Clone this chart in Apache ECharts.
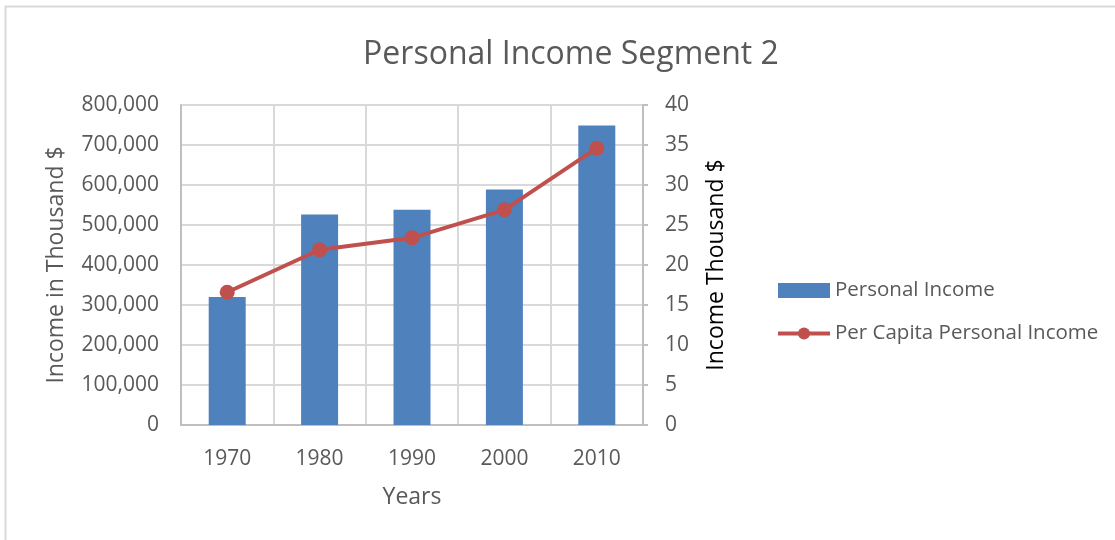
<!DOCTYPE html>
<html>
<head>
<meta charset="utf-8">
<title>Personal Income Segment 2</title>
<script src="https://cdn.jsdelivr.net/npm/echarts@6/dist/echarts.min.js"></script>
<style>
  html, body { margin: 0; padding: 0; background: #fff; }
  #chart { width: 1115px; height: 540px; }
</style>
</head>
<body>
<div id="chart"></div>
<script>
// data
var years = ['1970', '1980', '1990', '2000', '2010'];
var personalIncome = [320000, 526000, 538000, 589000, 749000];
var perCapitaIncome = [16.6, 21.9, 23.4, 26.9, 34.6];

var fontName = '"Open Sans", sans-serif';
var grey = '#595959';
var axisGrey = '#bfbfbf';
var gridGrey = '#d9d9d9';

var chart = echarts.init(document.getElementById('chart'));
var option = {
  textStyle: { fontFamily: fontName },
  color: ['#4f81bd', '#c0504d'],
  graphic: [
    {
      // chart area border
      type: 'rect',
      shape: { x: 5.5, y: 6.5, width: 1120, height: 540 },
      style: { fill: 'none', stroke: gridGrey, lineWidth: 2 },
      silent: true
    }
  ],
  title: {
    text: 'Personal Income Segment 2',
    left: 566,
    textAlign: 'center',
    top: 34,
    textStyle: { color: grey, fontSize: 32, fontWeight: 'normal', fontFamily: fontName }
  },
  legend: {
    orient: 'vertical',
    left: 771,
    top: 275,
    itemWidth: 52,
    itemHeight: 15,
    itemGap: 22,
    textStyle: { color: grey, fontSize: 20.5, fontFamily: fontName },
    data: [
      { name: 'Personal Income', icon: 'rect' },
      { name: 'Per Capita Personal Income', lineStyle: { width: 4 } }
    ]
  },
  grid: {
    left: 181,
    right: 472,
    top: 105,
    bottom: 115
  },
  xAxis: {
    type: 'category',
    data: years,
    name: 'Years',
    nameLocation: 'middle',
    nameGap: 61,
    nameTextStyle: { color: grey, fontSize: 23 },
    axisLine: { lineStyle: { color: axisGrey, width: 2 } },
    axisTick: { show: false },
    axisLabel: { color: grey, fontSize: 21, margin: 24 },
    splitLine: { show: true, lineStyle: { color: gridGrey, width: 2 } }
  },
  yAxis: [
    {
      type: 'value',
      min: 0,
      max: 800000,
      interval: 100000,
      name: 'Income in Thousand $',
      nameLocation: 'middle',
      nameGap: 113,
      nameTextStyle: { color: grey, fontSize: 23 },
      axisLine: { show: true, lineStyle: { color: axisGrey, width: 2 } },
      axisTick: { show: false },
      axisLabel: {
        color: grey,
        fontSize: 21,
        margin: 22,
        formatter: function (v) { return v.toLocaleString('en-US'); }
      },
      splitLine: { lineStyle: { color: gridGrey, width: 2 } }
    },
    {
      type: 'value',
      min: 0,
      max: 40,
      interval: 5,
      name: 'Income Thousand $',
      nameLocation: 'middle',
      nameGap: 62,
      nameTextStyle: { color: '#000', fontSize: 23 },
      axisLine: { show: true, lineStyle: { color: axisGrey, width: 2 } },
      axisTick: { show: true, inside: false, length: 5, lineStyle: { color: axisGrey, width: 2 } },
      axisLabel: { color: grey, fontSize: 21, margin: 22 },
      splitLine: { show: false }
    }
  ],
  series: [
    {
      name: 'Personal Income',
      type: 'bar',
      data: personalIncome,
      barWidth: 37,
      yAxisIndex: 0
    },
    {
      name: 'Per Capita Personal Income',
      type: 'line',
      data: perCapitaIncome,
      yAxisIndex: 1,
      symbol: 'circle',
      symbolSize: 15,
      lineStyle: { width: 4 }
    }
  ],
  animation: false
};
chart.setOption(option);
</script>
</body>
</html>
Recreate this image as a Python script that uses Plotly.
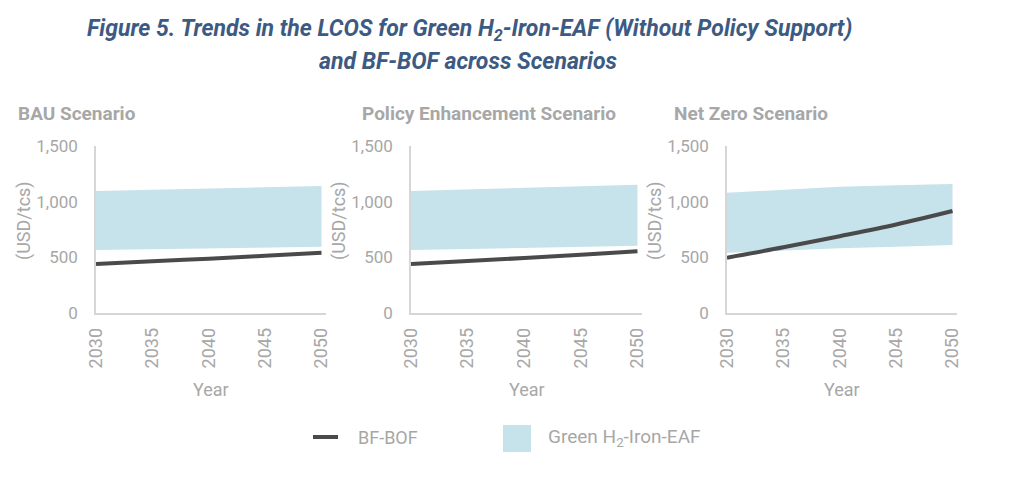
import plotly.graph_objects as go

W, H = 1024, 479
OFF = 8  # page body margin: the figure lands 8px right/down of the page origin

years = [2030, 2035, 2040, 2045, 2050]
scenarios = ["BAU Scenario", "Policy Enhancement Scenario", "Net Zero Scenario"]

# LCOS, USD/tcs
bau_green_low = [566, 573, 580, 588, 595]
bau_green_high = [1096, 1108, 1120, 1131, 1141]
bau_bfbof = [440, 464, 488, 514, 541]

policy_green_low = [566, 575, 585, 594, 604]
policy_green_high = [1096, 1110, 1125, 1140, 1152]
policy_bfbof = [440, 467, 494, 523, 554]

netzero_green_low = [541, 563, 581, 596, 610]
netzero_green_high = [1080, 1104, 1134, 1148, 1158]
netzero_bfbof = [497, 590, 690, 795, 916]

green_low = [bau_green_low, policy_green_low, netzero_green_low]
green_high = [bau_green_high, policy_green_high, netzero_green_high]
bfbof = [bau_bfbof, policy_bfbof, netzero_bfbof]

y_ticks = [0, 500, 1000, 1500]
y_ticktext = ["0", "500", "1,000", "1,500"]

FONT = "Roboto"
GREY = "#a7a7a7"
LINE = "#4a4a4a"
BAND = "#c6e2ea"
TITLE_BLUE = "#3d5b82"

# panel positions in page pixels (left, right), plot area top/bottom
panels_px = [(96, 326), (411, 642), (727, 957)]
title_px = [16, 360, 672]
TOP, BOT = 146, 313


def px(x):
    return (x - OFF) / W


def py(y):
    return 1 - (y - OFF) / H


fig = go.Figure()

for i in range(3):
    sfx = "" if i == 0 else str(i + 1)
    fig.add_trace(go.Scatter(
        x=years, y=green_low[i], mode="lines", line=dict(width=0, color=BAND),
        xaxis="x" + sfx, yaxis="y" + sfx, showlegend=False, hoverinfo="skip"))
    fig.add_trace(go.Scatter(
        x=years, y=green_high[i], mode="lines", line=dict(width=0, color=BAND),
        fill="tonexty", fillcolor=BAND, name="Green H<sub>2</sub>-Iron-EAF",
        xaxis="x" + sfx, yaxis="y" + sfx, showlegend=False))
    fig.add_trace(go.Scatter(
        x=years, y=bfbof[i], mode="lines", line=dict(width=4, color=LINE, shape="spline"),
        name="BF-BOF", xaxis="x" + sfx, yaxis="y" + sfx, showlegend=False))

    l, r = panels_px[i]
    fig.layout["xaxis" + sfx] = dict(
        domain=[px(l), px(r)], anchor="y" + sfx, range=[2030, 2050.4],
        tickvals=years, tickangle=-90, showgrid=False, zeroline=False,
        showline=True, linecolor="#d6d6d6", linewidth=1.5,
        ticks="", ticklabelstandoff=6, automargin=False,
        tickfont=dict(family=FONT, size=18, color=GREY),
        fixedrange=True)
    fig.layout["yaxis" + sfx] = dict(
        domain=[py(BOT), py(TOP)], anchor="x" + sfx, range=[0, 1500],
        tickvals=y_ticks, ticktext=y_ticktext, showgrid=False, zeroline=False,
        showline=True, linecolor="#d6d6d6", linewidth=1.5,
        ticks="", ticklabelstandoff=13, automargin=False,
        tickfont=dict(family=FONT, size=17, color=GREY),
        fixedrange=True)

    # axis titles
    fig.add_annotation(
        text="(USD/tcs)", xref="paper", yref="paper", x=px(l - 72), y=py(221),
        xanchor="center", yanchor="middle", textangle=-90, showarrow=False,
        font=dict(family=FONT, size=18, color=GREY))
    fig.add_annotation(
        text="Year", xref="paper", yref="paper", x=px((l + r) / 2), y=py(389),
        xanchor="center", yanchor="middle", showarrow=False,
        font=dict(family=FONT, size=18, color=GREY))

    fig.add_annotation(
        text="<b>" + scenarios[i] + "</b>", xref="paper", yref="paper",
        x=px(title_px[i]), y=py(113), xanchor="left", yanchor="middle",
        showarrow=False, font=dict(family=FONT, size=19, color=GREY))

# main title
fig.add_annotation(
    text="<b><i>Figure 5. Trends in the LCOS for Green H<sub>2</sub>-Iron-EAF (Without Policy Support)</i></b>",
    xref="paper", yref="paper", x=px(469), y=py(30), xanchor="center", yanchor="middle",
    showarrow=False, font=dict(family=FONT, size=23, color=TITLE_BLUE))
fig.add_annotation(
    text="<b><i>and BF-BOF across Scenarios</i></b>",
    xref="paper", yref="paper", x=px(468), y=py(62), xanchor="center", yanchor="middle",
    showarrow=False, font=dict(family=FONT, size=23, color=TITLE_BLUE))

# legend
fig.add_shape(type="line", xref="paper", yref="paper",
              x0=px(313), x1=px(338), y0=py(437), y1=py(437),
              line=dict(color=LINE, width=4))
fig.add_annotation(text="BF-BOF", xref="paper", yref="paper", x=px(356), y=py(437),
                   xanchor="left", yanchor="middle", showarrow=False,
                   font=dict(family=FONT, size=18, color=GREY))
fig.add_shape(type="rect", xref="paper", yref="paper",
              x0=px(503), x1=px(531), y0=py(452), y1=py(425),
              fillcolor=BAND, line=dict(width=0))
fig.add_annotation(text="Green H<sub>2</sub>-Iron-EAF", xref="paper", yref="paper",
                   x=px(546), y=py(437), xanchor="left", yanchor="middle", showarrow=False,
                   font=dict(family=FONT, size=19, color=GREY))

fig.update_layout(
    width=W, height=H,
    margin=dict(l=0, r=0, t=0, b=0, pad=0, autoexpand=False),
    paper_bgcolor="white", plot_bgcolor="white",
    showlegend=False,
)

fig.write_html("out.html")
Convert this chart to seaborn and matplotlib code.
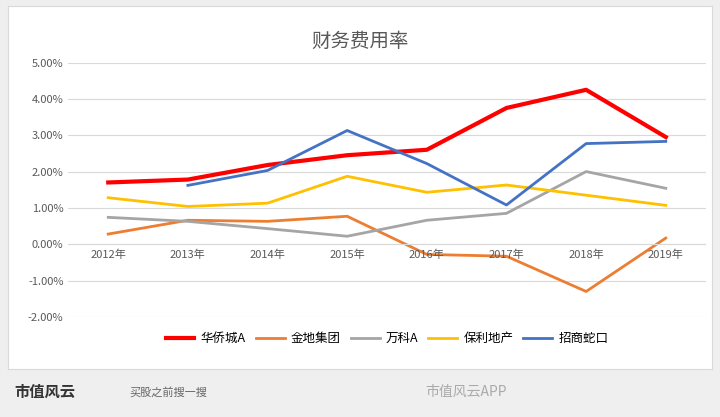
import matplotlib
matplotlib.use("Agg")
import matplotlib.pyplot as plt
from matplotlib import font_manager as fm
import seaborn as sns
import pandas as pd
import numpy as np

cjk = [f.name for f in fm.fontManager.ttflist if "CJK" in f.name]
plt.rcParams["font.family"] = "sans-serif"
plt.rcParams["font.sans-serif"] = ["Noto Sans CJK SC", "Noto Sans CJK JP"] + cjk + ["DejaVu Sans"]
plt.rcParams["axes.unicode_minus"] = False

years = ["2012年", "2013年", "2014年", "2015年", "2016年", "2017年", "2018年", "2019年"]
hqc = [1.70, 1.78, 2.18, 2.45, 2.60, 3.75, 4.25, 2.95]
jd = [0.28, 0.66, 0.63, 0.77, -0.28, -0.33, -1.30, 0.17]
wk = [0.74, 0.63, 0.43, 0.22, 0.66, 0.85, 2.00, 1.54]
bl = [1.28, 1.04, 1.13, 1.87, 1.43, 1.63, 1.35, 1.07]
zs = [np.nan, 1.62, 2.03, 3.13, 2.22, 1.08, 2.77, 2.83]
names = ["华侨城A", "金地集团", "万科A", "保利地产", "招商蛇口"]
colors = ["#ff0000", "#ed7d31", "#a5a5a5", "#ffc000", "#4472c4"]
widths = [3, 2, 2, 2, 2]

rows = []
for n, vals in zip(names, [hqc, jd, wk, bl, zs]):
    for i, v in enumerate(vals):
        rows.append({"x": i, "v": v, "s": n})
df = pd.DataFrame(rows)

fig = plt.figure(figsize=(7.2, 4.17), dpi=100)
fig.patch.set_facecolor("#efefef")
bg = fig.add_axes([0.011, 0.115, 0.978, 0.87])
bg.set_facecolor("white"); bg.set_xticks([]); bg.set_yticks([])
for s in bg.spines.values():
    s.set_color("#d9d9d9")

ax = fig.add_axes([0.095, 0.24, 0.885, 0.61])
for n, c, w in zip(names, colors, widths):
    d = df[df.s == n].dropna()
    sns.lineplot(data=d, x="x", y="v", ax=ax, color=c, linewidth=w, label=n)
ax.set_ylim(-2, 5)
ax.set_xlim(-0.5, 7.5)
ax.set_yticks(np.arange(-2, 5.01, 1))
ax.set_yticklabels([f"{v:.2f}%" for v in np.arange(-2, 5.01, 1)], fontsize=8, color="#595959")
ax.set_xticks([])
for i, y in enumerate(years):
    ax.text(i, -0.3, y, ha="center", va="center", fontsize=8, color="#595959")
ax.grid(axis="y", color="#d9d9d9", linewidth=0.8)
ax.axhline(0, color="#d9d9d9", linewidth=0.8)
ax.set_axisbelow(True)
for s in ax.spines.values():
    s.set_visible(False)
ax.tick_params(length=0)
ax.set_xlabel(""); ax.set_ylabel("")
ax.legend(loc="upper center", bbox_to_anchor=(0.5, -0.015), ncol=5, frameon=False,
          fontsize=9, handlelength=2.3, columnspacing=0.8, handletextpad=0.5)
fig.text(0.5, 0.9, "财务费用率", ha="center", va="center", fontsize=14, color="#595959")
fig.text(0.02, 0.06, "市值风云", fontsize=11, color="#333333", weight="bold", va="center")
fig.text(0.18, 0.06, "买股之前搜一搜", fontsize=8, color="#666666", va="center")
fig.text(0.59, 0.06, "市值风云APP", fontsize=10, color="#aaaaaa", va="center")
fig.savefig("out.png", dpi=100, facecolor=fig.get_facecolor())
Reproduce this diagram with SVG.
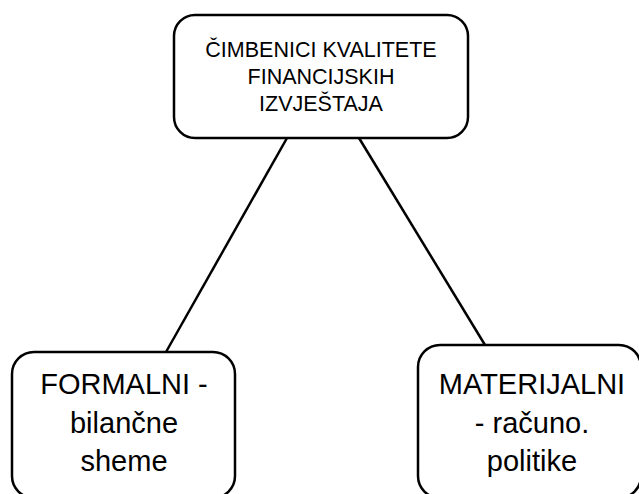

========================================

Directions:
Reproduce the lines above starting at the one with "Convert this chart" and ending at the one with "import numpy as np", both included, exactly and with no pictures.

Correct result:
Convert this chart to seaborn and matplotlib code.
import matplotlib
matplotlib.use("Agg")
import matplotlib.pyplot as plt
from matplotlib import font_manager as fm
import seaborn as sns
import pandas as pd
import numpy as np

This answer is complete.